Every founder asks: should we build our own CRM, customize Salesforce, or just live with HubSpot? Here's the decision framework we use with our clients — based on what actually breaks at scale, not what the demos look like.

Codecanis Admin

10 min read
Sales team meeting
Sales operations workshop with a B2B SaaS client.

"Should we use Salesforce, use HubSpot, or build our own CRM?" is one of the most consequential architectural decisions a growing company makes — and one of the most poorly framed. The right answer depends on questions almost nobody asks during evaluation, and the consequences of getting it wrong compound for years.

We have implemented CRM systems for clients across SaaS, financial services, manufacturing, and B2B services — Salesforce-heavy, HubSpot-heavy, custom-built, and hybrid. This post is the decision framework we use, with real numbers from four recent deployments.

The Five Questions You Need to Answer First

Before any vendor comparison, answer these:

  1. How complex is your sales motion? A transactional SMB sale ("submit a form, get a demo, sign a contract") is fundamentally different from an enterprise sale with 6+ stakeholders, custom pricing, and 18-month cycles.
  2. What's your data volume and integration surface? A 50-person team with 10,000 contacts and three integrations is a different problem from a 500-person team with 4 million contacts and 40 integrations.
  3. Where does your competitive advantage live? Is your sales motion itself differentiated (proprietary scoring, unusual workflow), or is it standard? Custom CRM only makes sense when your process is.
  4. What's your engineering capacity? Salesforce and HubSpot configuration is itself a specialised skill set. Building custom requires sustained engineering investment.
  5. What's your tolerance for vendor lock-in? Once you have three years of Salesforce metadata, switching costs are measured in seven figures.
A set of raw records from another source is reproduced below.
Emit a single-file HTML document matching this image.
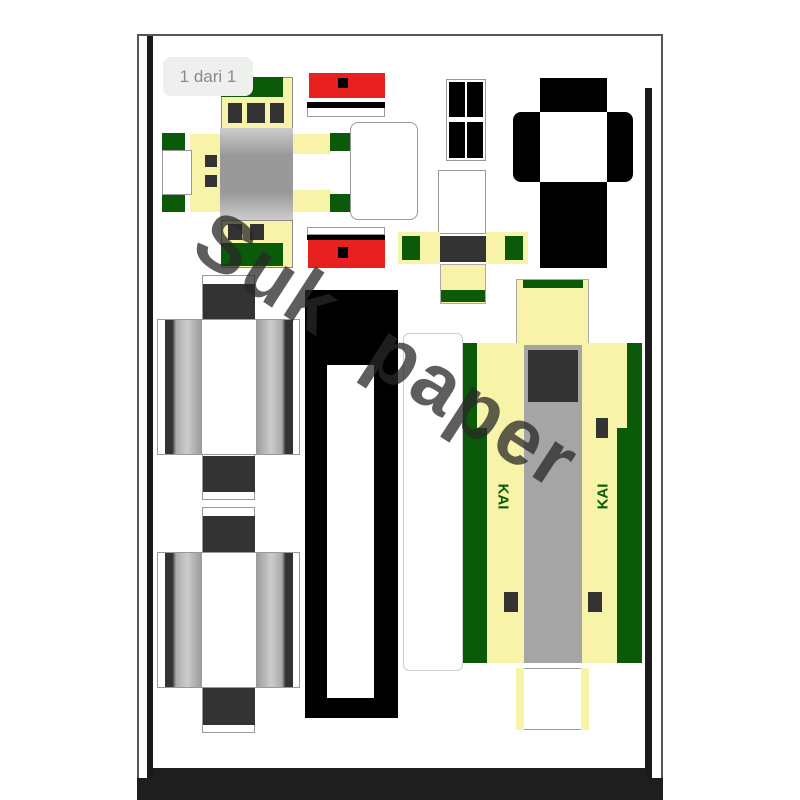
<!DOCTYPE html>
<html><head><meta charset="utf-8"><style>
*{margin:0;padding:0;box-sizing:border-box}
body{width:800px;height:800px;background:#fff;position:relative;overflow:hidden;font-family:"Liberation Sans",sans-serif}
.a{position:absolute}
.o{position:absolute;border:1px solid #999;background:#fff}
.bk{position:absolute;background:#000}
.dk{position:absolute;background:#333}
.y{position:absolute;background:#f7f3a8}
.g{position:absolute;background:#0a5a0a}
.gr{position:absolute;background:#aaa}
.r{position:absolute;background:#e82020}
</style></head><body>
<div class="a" style="left:137px;top:34px;width:526px;height:766px;border:2px solid #555;border-bottom:none;background:#fff"></div>
<div class="bk" style="left:147px;top:36px;width:6px;height:742px;background:#1a1a1a"></div>
<div class="bk" style="left:645px;top:88px;width:7px;height:690px;background:#1a1a1a"></div>
<div class="bk" style="left:153px;top:768px;width:494px;height:10px;background:#1e1e1e"></div>
<div class="bk" style="left:137px;top:778px;width:526px;height:22px;background:#1e1e1e"></div>

<div class="y" style="left:221px;top:77px;width:72px;height:56px;border:1px solid #888"></div>
<div class="g" style="left:221px;top:77px;width:62px;height:20px"></div>
<div class="dk" style="left:228px;top:103px;width:14px;height:20px"></div>
<div class="dk" style="left:247px;top:103px;width:18px;height:20px"></div>
<div class="dk" style="left:270px;top:103px;width:14px;height:20px"></div>
<div class="gr" style="left:220px;top:128px;width:73px;height:92px;background:linear-gradient(#ccc,#999 30%,#999 70%,#ccc)"></div>
<div class="y" style="left:190px;top:134px;width:30px;height:78px"></div>
<div class="o" style="left:162px;top:150px;width:30px;height:45px"></div>
<div class="g" style="left:162px;top:133px;width:23px;height:17px"></div>
<div class="g" style="left:162px;top:195px;width:23px;height:17px"></div>
<div class="dk" style="left:205px;top:155px;width:12px;height:12px"></div>
<div class="dk" style="left:205px;top:175px;width:12px;height:12px"></div>
<div class="y" style="left:293px;top:134px;width:38px;height:20px"></div>
<div class="y" style="left:293px;top:190px;width:38px;height:22px"></div>
<div class="g" style="left:330px;top:133px;width:22px;height:18px"></div>
<div class="g" style="left:330px;top:194px;width:22px;height:18px"></div>
<div class="o" style="left:350px;top:122px;width:68px;height:98px;border-radius:8px"></div>
<div class="y" style="left:221px;top:220px;width:72px;height:48px;border:1px solid #888"></div>
<div class="g" style="left:221px;top:243px;width:62px;height:23px"></div>
<div class="dk" style="left:228px;top:224px;width:14px;height:16px"></div>
<div class="dk" style="left:250px;top:224px;width:14px;height:16px"></div>
<div class="a" style="left:163px;top:57px;width:90px;height:39px;background:#eef0ee;border-radius:8px;color:#8a8a8a;font-size:17px;line-height:39px;text-align:center">1 dari 1</div>

<div class="r" style="left:309px;top:73px;width:76px;height:25px"></div>
<div class="bk" style="left:338px;top:78px;width:10px;height:10px"></div>
<div class="bk" style="left:307px;top:102px;width:78px;height:6px"></div>
<div class="o" style="left:307px;top:108px;width:78px;height:9px;border-top:none"></div>
<div class="o" style="left:307px;top:227px;width:78px;height:8px"></div>
<div class="bk" style="left:307px;top:235px;width:78px;height:5px"></div>
<div class="r" style="left:308px;top:240px;width:77px;height:28px"></div>
<div class="bk" style="left:338px;top:247px;width:10px;height:11px"></div>

<div class="o" style="left:447px;top:80px;width:38px;height:80px;background:#000;border:2px solid #fff;outline:1px solid #999"></div>
<div class="a" style="left:465px;top:80px;width:2px;height:80px;background:#fff"></div>
<div class="a" style="left:447px;top:117px;width:38px;height:5px;background:#fff"></div>

<div class="bk" style="left:540px;top:78px;width:67px;height:190px"></div>
<div class="bk" style="left:513px;top:112px;width:120px;height:70px;border-radius:8px"></div>
<div class="a" style="left:540px;top:112px;width:67px;height:70px;background:#fff"></div>

<div class="o" style="left:438px;top:170px;width:48px;height:64px"></div>
<div class="y" style="left:398px;top:232px;width:42px;height:32px"></div>
<div class="g" style="left:402px;top:236px;width:18px;height:24px"></div>
<div class="y" style="left:486px;top:232px;width:42px;height:32px"></div>
<div class="g" style="left:505px;top:236px;width:18px;height:24px"></div>
<div class="dk" style="left:440px;top:236px;width:46px;height:26px"></div>
<div class="y" style="left:440px;top:264px;width:46px;height:40px;border:1px solid #aaa"></div>
<div class="g" style="left:441px;top:290px;width:44px;height:12px"></div>

<div class="o" style="left:202px;top:275px;width:53px;height:225px"></div>
<div class="dk" style="left:203px;top:284px;width:52px;height:35px"></div>
<div class="dk" style="left:203px;top:456px;width:52px;height:36px"></div>
<div class="o" style="left:157px;top:319px;width:143px;height:136px"></div>
<div class="a" style="left:165px;top:320px;width:37px;height:134px;background:linear-gradient(90deg,#333 20%,#aaa 30%,#ccc 60%,#999)"></div>
<div class="a" style="left:256px;top:320px;width:37px;height:134px;background:linear-gradient(90deg,#999,#ccc 40%,#aaa 70%,#333 80%)"></div>
<div class="o" style="left:202px;top:507px;width:53px;height:226px"></div>
<div class="dk" style="left:203px;top:516px;width:52px;height:36px"></div>
<div class="dk" style="left:203px;top:688px;width:52px;height:37px"></div>
<div class="o" style="left:157px;top:552px;width:143px;height:136px"></div>
<div class="a" style="left:165px;top:553px;width:37px;height:134px;background:linear-gradient(90deg,#333 20%,#aaa 30%,#ccc 60%,#999)"></div>
<div class="a" style="left:256px;top:553px;width:37px;height:134px;background:linear-gradient(90deg,#999,#ccc 40%,#aaa 70%,#333 80%)"></div>

<div class="bk" style="left:305px;top:290px;width:93px;height:428px"></div>
<div class="a" style="left:327px;top:365px;width:47px;height:333px;background:#fff"></div>

<div class="o" style="left:403px;top:333px;width:60px;height:338px;border-radius:6px;border-color:#ccc"></div>

<div class="y" style="left:516px;top:279px;width:73px;height:66px;border:1px solid #aaa"></div>
<div class="g" style="left:523px;top:280px;width:60px;height:8px"></div>
<div class="y" style="left:463px;top:343px;width:179px;height:320px"></div>
<div class="g" style="left:463px;top:343px;width:24px;height:320px"></div>
<div class="g" style="left:617px;top:343px;width:25px;height:320px"></div>
<div class="y" style="left:477px;top:343px;width:10px;height:85px"></div>
<div class="y" style="left:617px;top:343px;width:10px;height:85px"></div>
<div class="gr" style="left:524px;top:345px;width:58px;height:318px;background:#a5a5a5"></div>
<div class="dk" style="left:528px;top:350px;width:50px;height:52px"></div>
<div class="dk" style="left:596px;top:418px;width:12px;height:20px"></div>
<div class="dk" style="left:504px;top:592px;width:14px;height:20px"></div>
<div class="dk" style="left:588px;top:592px;width:14px;height:20px"></div>
<div class="a" style="left:490px;top:488px;font-size:15px;font-weight:bold;color:#0a5a0a;transform:rotate(90deg)">KAI</div>
<div class="a" style="left:590px;top:488px;font-size:15px;font-weight:bold;color:#0a5a0a;transform:rotate(-90deg)">KAI</div>
<div class="o" style="left:516px;top:668px;width:73px;height:62px"></div>
<div class="y" style="left:516px;top:668px;width:8px;height:62px"></div>
<div class="y" style="left:581px;top:668px;width:8px;height:62px"></div>

<div class="a" style="left:228px;top:192px;font-size:80px;font-weight:bold;color:rgba(40,40,40,0.75);transform-origin:0 0;transform:rotate(33deg);white-space:pre;letter-spacing:3px">Suk  paper</div>
</body></html>
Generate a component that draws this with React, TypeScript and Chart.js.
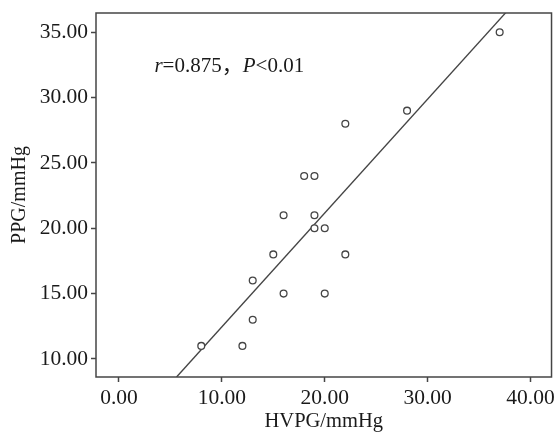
import React, { useEffect, useRef } from "react";
import { Chart, registerables } from "chart.js";

Chart.register(...registerables);

const hvpg = [8, 12, 13, 13, 15, 16, 16, 18, 19, 19, 19, 20, 20, 22, 22, 28, 37];
const ppg = [11, 11, 13, 16, 18, 15, 21, 24, 24, 21, 20, 20, 15, 28, 18, 29, 35];
const fitX = [5.6, 37.6];
const fitY = [8.62, 36.5];
const xTicks = [0, 10, 20, 30, 40];
const yTicks = [10, 15, 20, 25, 30, 35];
const xTitle = "HVPG/mmHg";
const yTitle = "PPG/mmHg";
const annotation = [
  { text: "r", italic: true },
  { text: "=0.875，", italic: false },
  { text: "P", italic: true },
  { text: "<0.01", italic: false },
];

const FAMILY = '"Liberation Serif", "Noto Sans CJK SC", serif';
const DARK = "#454545";

export default function App() {
  const ref = useRef<HTMLCanvasElement | null>(null);
  useEffect(() => {
    if (!ref.current) return;
    const framePlugin = {
      id: "frame",
      afterDatasetsDraw(chart: any) {
        const { ctx, chartArea } = chart;
        ctx.save();
        ctx.strokeStyle = DARK;
        ctx.lineWidth = 1.5;
        ctx.strokeRect(chartArea.left, chartArea.top, chartArea.right - chartArea.left, chartArea.bottom - chartArea.top);
        const xs = chart.scales.x;
        const ys = chart.scales.y;
        let x = xs.getPixelForValue(3.45);
        const y = ys.getPixelForValue(31.98);
        ctx.fillStyle = "#1a1a1a";
        ctx.textBaseline = "alphabetic";
        ctx.textAlign = "left";
        for (const seg of annotation) {
          ctx.font = (seg.italic ? "italic " : "") + "21px " + FAMILY;
          ctx.fillText(seg.text, x, y);
          x += ctx.measureText(seg.text).width;
        }
        ctx.restore();
      },
    };
    const chart = new Chart(ref.current, {
      type: "scatter",
      data: {
        datasets: [
          {
            type: "scatter",
            data: hvpg.map((v, i) => ({ x: v, y: ppg[i] })),
            pointRadius: 3.4,
            pointBorderWidth: 1.3,
            pointBorderColor: DARK,
            pointBackgroundColor: "#ffffff",
            order: 1,
          },
          {
            type: "line",
            data: fitX.map((v, i) => ({ x: v, y: fitY[i] })),
            borderColor: DARK,
            borderWidth: 1.4,
            pointRadius: 0,
            fill: false,
            order: 2,
          } as any,
        ],
      },
      options: {
        responsive: false,
        animation: false,
        layout: { padding: { top: 13, right: 6, left: 0, bottom: 0 } },
        plugins: { legend: { display: false }, tooltip: { enabled: false } },
        scales: {
          x: {
            type: "linear",
            min: -2.23,
            max: 42.04,
            afterBuildTicks: (s: any) => {
              s.ticks = xTicks.map((v) => ({ value: v }));
            },
            afterFit: (s: any) => {
              s.height = 59;
            },
            border: { display: false },
            grid: { drawOnChartArea: false, drawTicks: true, tickLength: 5, tickWidth: 1.5, tickColor: DARK },
            ticks: {
              padding: 3,
              color: "#1a1a1a",
              font: { family: FAMILY, size: 21.5 },
              callback: (v: any) => Number(v).toFixed(2),
            },
            title: {
              display: true,
              text: xTitle,
              color: "#1a1a1a",
              font: { family: FAMILY, size: 20.5 },
              padding: { top: 0, bottom: 2 },
            },
          },
          y: {
            type: "linear",
            min: 8.62,
            max: 36.47,
            afterBuildTicks: (s: any) => {
              s.ticks = yTicks.map((v) => ({ value: v }));
            },
            afterFit: (s: any) => {
              s.width = 96;
              s.paddingTop = 0;
              s.paddingBottom = 0;
            },
            border: { display: false },
            grid: { drawOnChartArea: false, drawTicks: true, tickLength: 5, tickWidth: 1.5, tickColor: DARK },
            ticks: {
              padding: 3,
              color: "#1a1a1a",
              font: { family: FAMILY, size: 21.5, lineHeight: 1 },
              callback: (v: any) => Number(v).toFixed(2),
            },
            title: {
              display: true,
              text: yTitle,
              color: "#1a1a1a",
              font: { family: FAMILY, size: 20 },
              padding: { top: 8, bottom: 0 },
            },
          },
        },
      },
      plugins: [framePlugin],
    } as any);
    return () => chart.destroy();
  }, []);
  return (
    <div style={{ position: "fixed", left: 0, top: 0, width: 558, height: 436, background: "#fff" }}>
      <canvas ref={ref} width={558} height={436} style={{ display: "block" }} />
    </div>
  );
}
The Salesforce Extension Cost Model

Salesforce is the default choice for enterprise CRM, and for good reason — it scales to the largest deployments on earth and has the deepest ecosystem. But the line-item cost is rarely the real cost.

The realistic total cost of ownership for a Salesforce deployment includes:

  • Licence cost. Sales Cloud Enterprise carries a steep per-user list price, with mid double-digit discounts on negotiation. For a 200-user deployment, you are firmly in six-figure annual licence territory.
  • Implementation. A serious Salesforce implementation (custom objects, complex automation, integrations) carries a six-figure first-year implementation budget via a consultancy.
  • In-house admins. One full-time Salesforce admin per 100–150 users is the rule. That is a fully-loaded mid five-figure cost per admin per year.
  • Apex/Lightning developers. Once you're writing custom code, you need Salesforce-specific developers. They command premium hourly rates and are scarce.
  • Add-ons. CPQ, Service Cloud, Marketing Cloud, Pardot, Data Cloud — each is its own price tag, often comparable to Sales Cloud itself.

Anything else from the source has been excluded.